WORK TO BE COMPLETED » From the first line of the listing below to the line with "(right) at (16.43,-7.27)", print each line exactly, and nothing more. Leave out the pictures.

DATA SHOWN »
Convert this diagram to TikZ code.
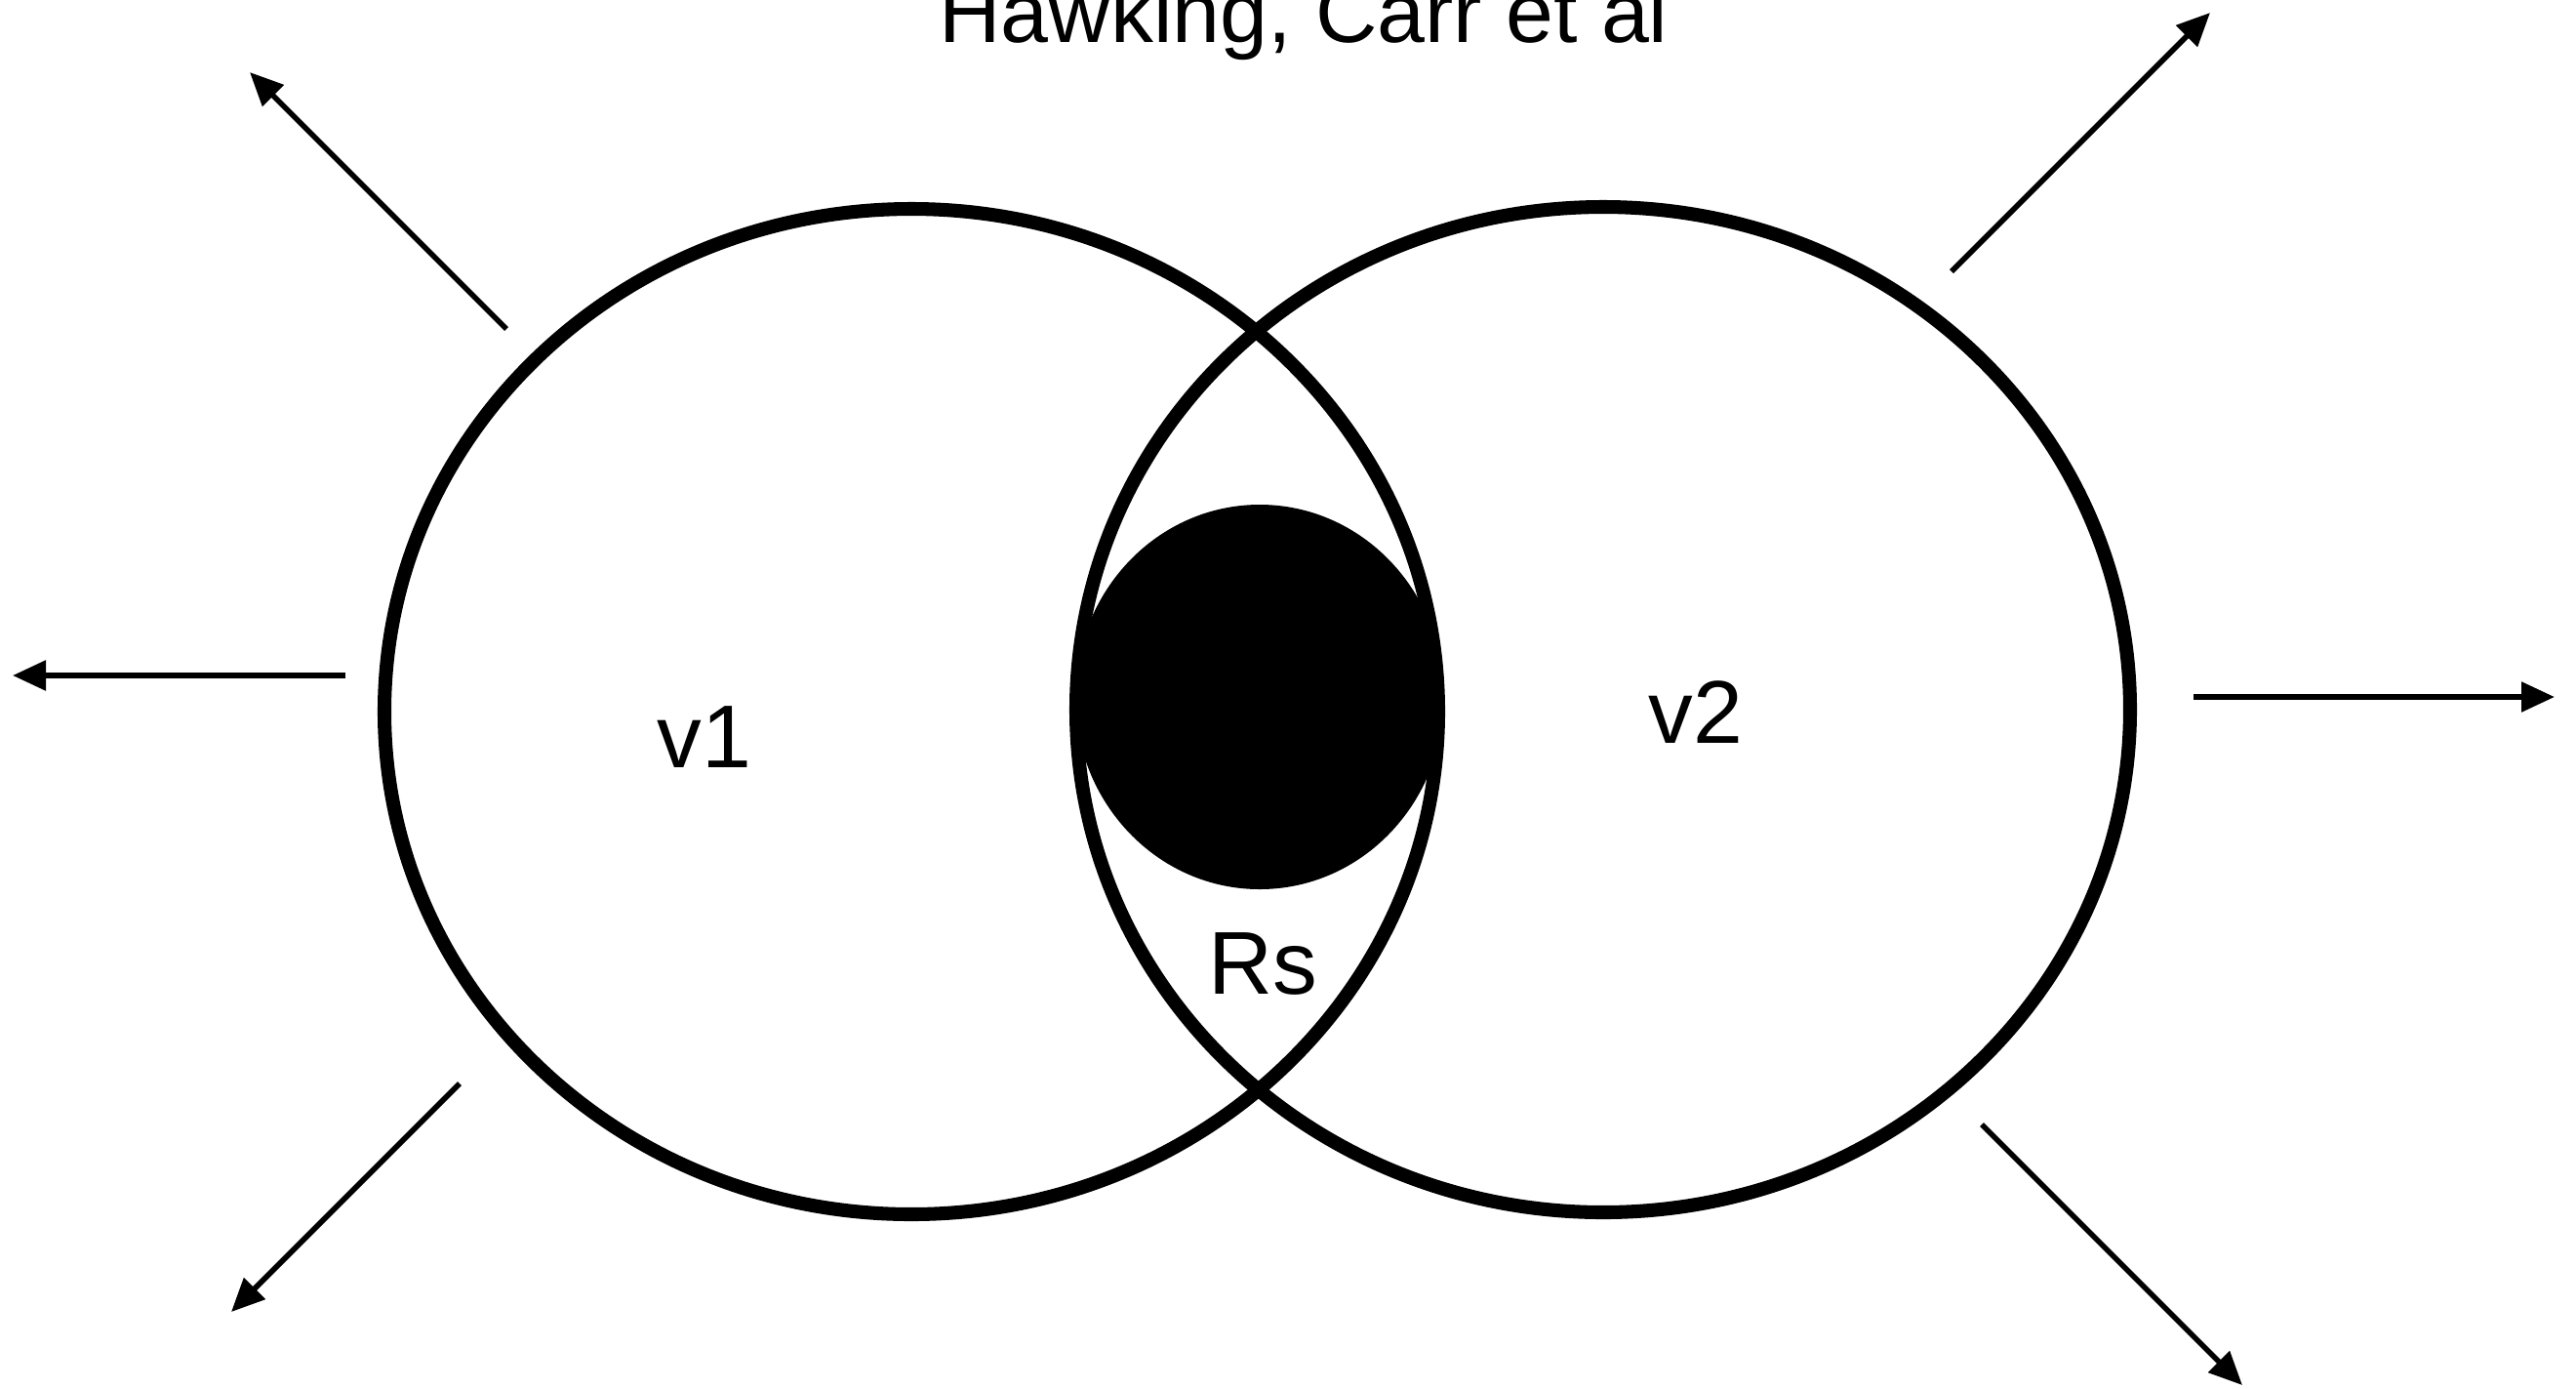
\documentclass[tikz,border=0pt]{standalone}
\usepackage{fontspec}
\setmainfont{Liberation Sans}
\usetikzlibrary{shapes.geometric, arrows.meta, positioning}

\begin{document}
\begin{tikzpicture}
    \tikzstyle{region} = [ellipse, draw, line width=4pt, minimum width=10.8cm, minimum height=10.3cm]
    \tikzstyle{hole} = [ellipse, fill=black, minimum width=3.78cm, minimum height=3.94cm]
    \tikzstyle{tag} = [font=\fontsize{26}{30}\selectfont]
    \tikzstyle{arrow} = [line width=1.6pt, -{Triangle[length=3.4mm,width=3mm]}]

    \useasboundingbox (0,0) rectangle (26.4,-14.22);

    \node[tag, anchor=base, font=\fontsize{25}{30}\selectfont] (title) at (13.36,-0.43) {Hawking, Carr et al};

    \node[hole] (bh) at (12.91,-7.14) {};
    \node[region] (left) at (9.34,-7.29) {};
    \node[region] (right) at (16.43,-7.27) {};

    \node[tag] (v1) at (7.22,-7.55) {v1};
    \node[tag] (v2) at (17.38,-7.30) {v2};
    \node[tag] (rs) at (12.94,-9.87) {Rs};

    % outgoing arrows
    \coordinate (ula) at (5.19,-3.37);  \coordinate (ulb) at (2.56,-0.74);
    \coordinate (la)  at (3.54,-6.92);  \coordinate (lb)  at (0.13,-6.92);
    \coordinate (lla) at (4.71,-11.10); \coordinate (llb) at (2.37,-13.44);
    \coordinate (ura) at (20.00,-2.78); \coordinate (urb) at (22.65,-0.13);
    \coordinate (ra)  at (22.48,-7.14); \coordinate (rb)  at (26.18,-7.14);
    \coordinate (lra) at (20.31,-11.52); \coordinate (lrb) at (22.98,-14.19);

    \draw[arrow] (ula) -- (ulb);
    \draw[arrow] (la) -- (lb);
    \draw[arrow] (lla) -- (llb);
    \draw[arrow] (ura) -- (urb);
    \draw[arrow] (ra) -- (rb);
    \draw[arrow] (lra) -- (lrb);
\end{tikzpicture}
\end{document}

RIGHT ANSWER »
Convert this diagram to TikZ code.
\documentclass[tikz,border=0pt]{standalone}
\usepackage{fontspec}
\setmainfont{Liberation Sans}
\usetikzlibrary{shapes.geometric, arrows.meta, positioning}

\begin{document}
\begin{tikzpicture}
    \tikzstyle{region} = [ellipse, draw, line width=4pt, minimum width=10.8cm, minimum height=10.3cm]
    \tikzstyle{hole} = [ellipse, fill=black, minimum width=3.78cm, minimum height=3.94cm]
    \tikzstyle{tag} = [font=\fontsize{26}{30}\selectfont]
    \tikzstyle{arrow} = [line width=1.6pt, -{Triangle[length=3.4mm,width=3mm]}]

    \useasboundingbox (0,0) rectangle (26.4,-14.22);

    \node[tag, anchor=base, font=\fontsize{25}{30}\selectfont] (title) at (13.36,-0.43) {Hawking, Carr et al};

    \node[hole] (bh) at (12.91,-7.14) {};
    \node[region] (left) at (9.34,-7.29) {};
    \node[region] (right) at (16.43,-7.27) {};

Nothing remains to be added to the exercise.